Burton officials did not respond to a request for explanation, and a call to the home of CEO Laruent Potdevin was not returned.
So we’re into conjecture here. The population density of Salzburg State, where Burton’s plant is located in the city of Uttendorf, is smaller than Chittenden County’s, meaning land prices might be lower. But probably not much lower; it’s a ski resort area. Property taxes could be lower, too, because in general European countries have minimal local taxes.
But that elaborate Social Security system, the one that finances health care, pensions, and sick pay, costs employers up to 21.9 percent of each worker’s salary (and up to 18.2 percent from the worker), far higher than U.S. payroll taxes. Renezeder said the tax is progressive, “the more you earn, the more you pay,” unlike the flat rate in the U.S.
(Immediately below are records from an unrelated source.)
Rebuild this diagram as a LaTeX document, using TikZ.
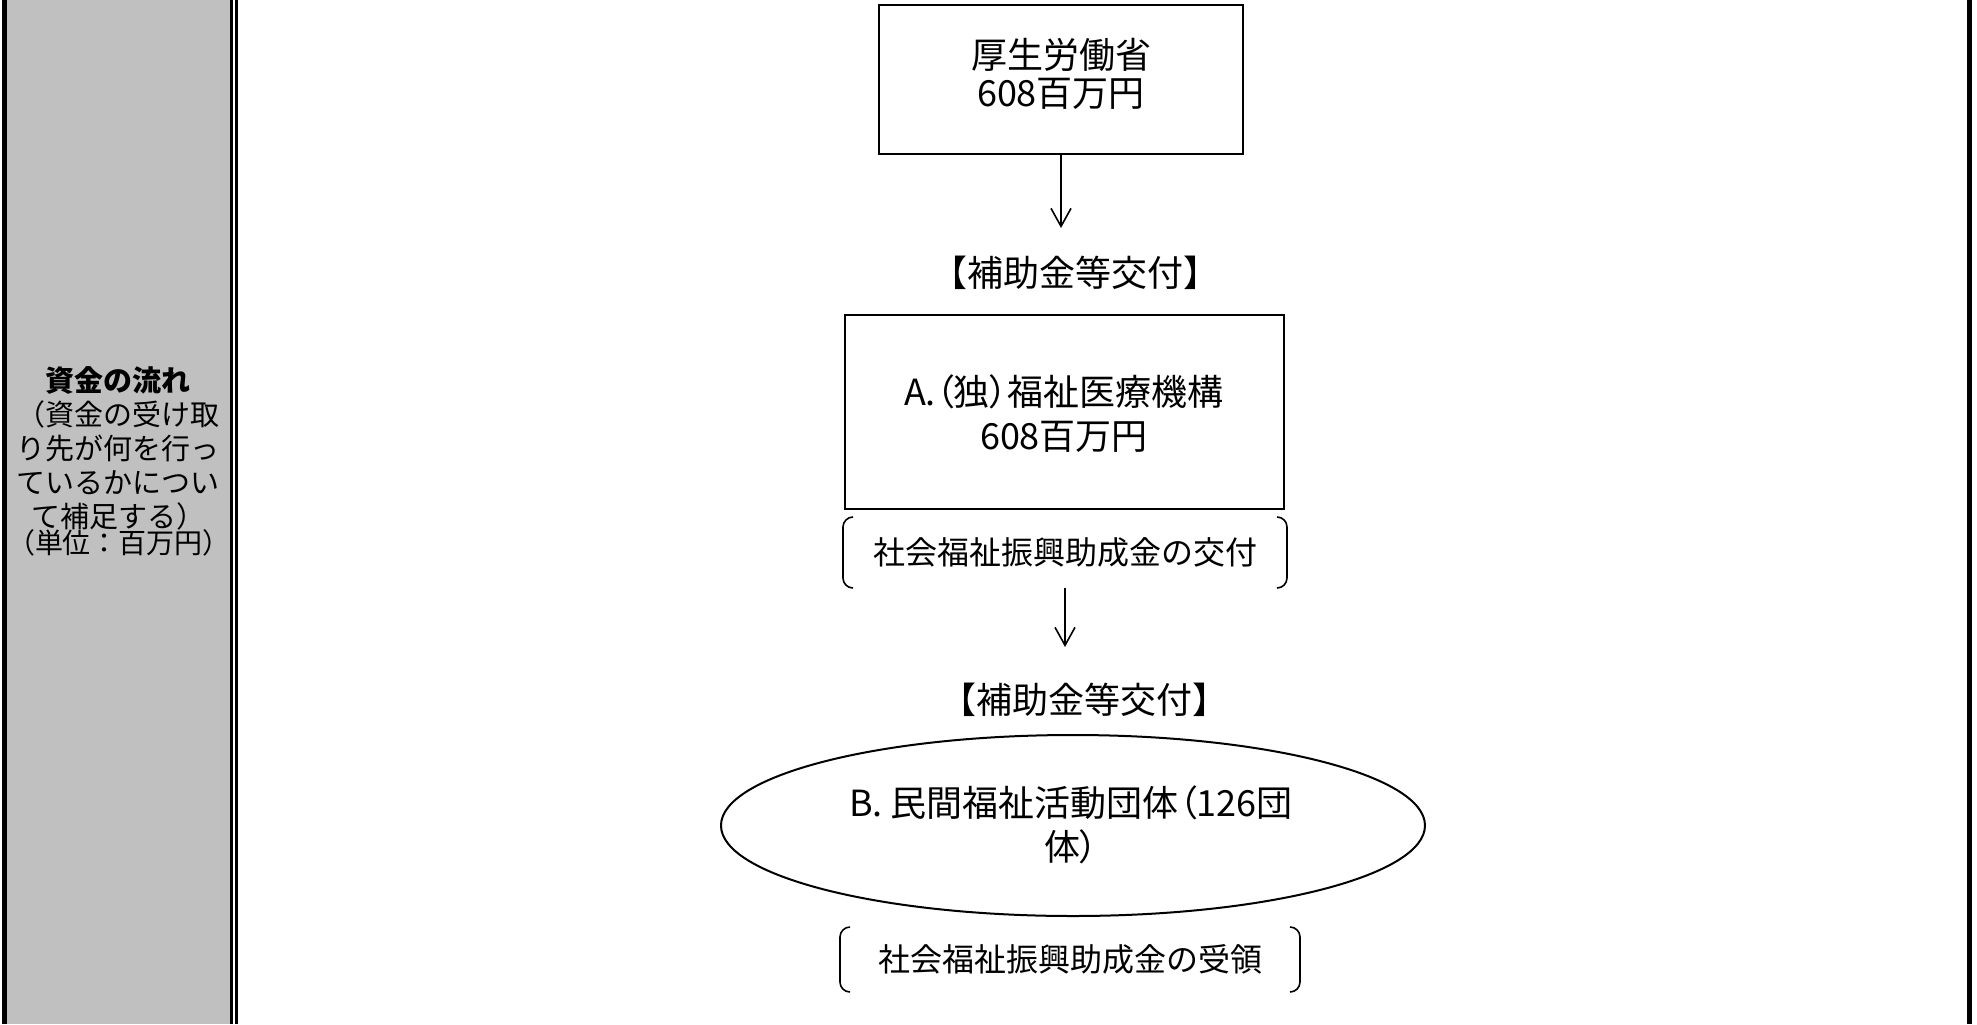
\documentclass[tikz,border=0pt]{standalone}
\usepackage{fontspec}
\setmainfont{Noto Sans CJK JP}
\newfontfamily\jpp{Noto Sans CJK JP}[RawFeature=+palt]
\usetikzlibrary{arrows.meta,shapes.geometric}
\definecolor{panelgray}{HTML}{C0C0C0}
\tikzset{
  boxnode/.style={draw, line width=1pt, rectangle, inner sep=0pt, outer sep=0pt},
  ovalnode/.style={draw, line width=1pt, ellipse, inner sep=0pt, outer sep=0pt},
  txt/.style={align=center, inner sep=0pt, outer sep=0pt},
  flow/.style={draw, line width=0.8pt, -{Straight Barb[length=9pt,width=10pt,line width=0.8pt]}},
  bracketline/.style={draw, line width=0.8pt, rounded corners=5pt},
  bigtext/.style={font=\fontsize{18pt}{19pt}\selectfont},
  midtext/.style={font=\fontsize{16pt}{18pt}\selectfont},
}
\begin{document}
\begin{tikzpicture}[x=0.5pt,y=-0.5pt]
\useasboundingbox (0,0) rectangle (1977,1024);
% left panel
\fill[panelgray] (4,0) rectangle (232,1024);
\draw[line width=2.5pt] (4.5,0) -- (4.5,1024);
\draw[line width=1.5pt] (231.5,0) -- (231.5,1024);
\draw[line width=1.5pt] (236.5,0) -- (236.5,1024);
\draw[line width=2.5pt] (1969.5,0) -- (1969.5,1024);
\node[txt, font=\fontsize{14.5pt}{17pt}\selectfont] (flowtitle) at (118.5,448)
  {\textbf{資金の流れ}\\（資金の受け取\\り先が何を行っ\\ているかについ\\て補足する）};
\node[txt, font=\fontsize{14pt}{16pt}\selectfont] (unit) at (119,543) {（単位：百万円）};
% ministry
\node[boxnode, minimum width=182pt, minimum height=74.5pt] (mhlw) at (1061,79.5) {};
\node[txt, bigtext] (mhlwtext) at (1061,74) {厚生労働省\\608百万円};
\coordinate (a1end) at (1061,228);
\draw[flow] (mhlw.south) -- (a1end);
\node[txt, bigtext] (lab1) at (1075,273) {【補助金等交付】};
% A
\node[boxnode, minimum width=219.5pt, minimum height=97pt] (orgA) at (1064.5,412) {};
\node[txt, font={\jpp\fontsize{18pt}{22pt}\selectfont}] (orgAtext) at (1064,414) {A.（独）福祉医療機構\\608百万円};
\node[txt, midtext, minimum width=222pt, minimum height=35.5pt] (br1) at (1065,552.5) {社会福祉振興助成金の交付};
\draw[bracketline] ([xshift=5pt]br1.north west) -- (br1.north west) -- (br1.south west) -- ([xshift=5pt]br1.south west);
\draw[bracketline] ([xshift=-5pt]br1.north east) -- (br1.north east) -- (br1.south east) -- ([xshift=-5pt]br1.south east);
\coordinate (a2end) at (1065,647);
\draw[flow] (br1.south) -- (a2end);
\node[txt, bigtext] (lab2) at (1084,700) {【補助金等交付】};
% B
\node[ovalnode, minimum width=352pt, minimum height=90.5pt] (orgB) at (1073,825.5) {};
\node[txt, font={\jpp\fontsize{18pt}{22pt}\selectfont}] (orgBtext) at (1071,825) {B. 民間福祉活動団体（126団\\体）};
\node[txt, midtext, minimum width=230pt, minimum height=32.5pt] (br2) at (1070,959.5) {社会福祉振興助成金の受領};
\draw[bracketline] ([xshift=5pt]br2.north west) -- (br2.north west) -- (br2.south west) -- ([xshift=5pt]br2.south west);
\draw[bracketline] ([xshift=-5pt]br2.north east) -- (br2.north east) -- (br2.south east) -- ([xshift=-5pt]br2.south east);
\end{tikzpicture}
\end{document}
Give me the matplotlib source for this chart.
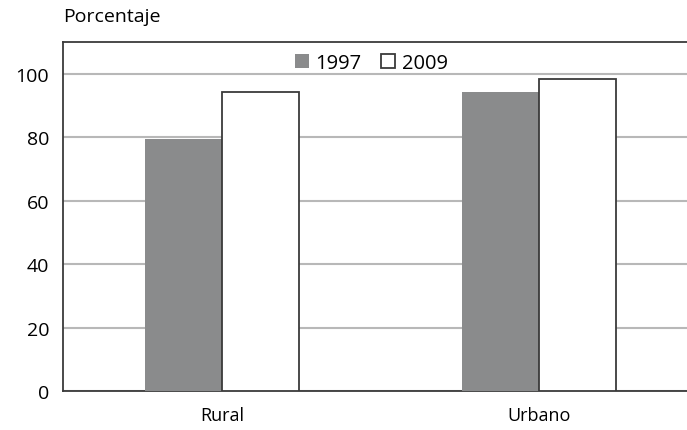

It’s always possible that Burton has worked out some kind of tax preference deal. But considering that, in the aggregate. Austrians pay one third more of their Gross Domestic Product in taxes than do Americans (this according to the Organization of Economic Cooperation and Development) it’s hard to see how any person or business could move from here to there and not have a higher tax bill.
Or, probably, a higher wage bill. Even if Burton’s Austrian employees are not unionized, most other production workers in the area probably are, which would keep wages on the high side.
From the company’s perspective, though, the workers might be worth it. Some of those Austrian taxes support an elaborate and apparently effective network of vocational schools. It’s a four-year course, Renezeder said, and the graduates emerge “very qualified, very productive.”
If that’s true, there may be a lesson for Vermont here: Improve vocational education. But unless Vermont wants to transform itself into America’s leading social democracy/welfare state, that’s the only lesson.
Except maybe that reporters should ask questions.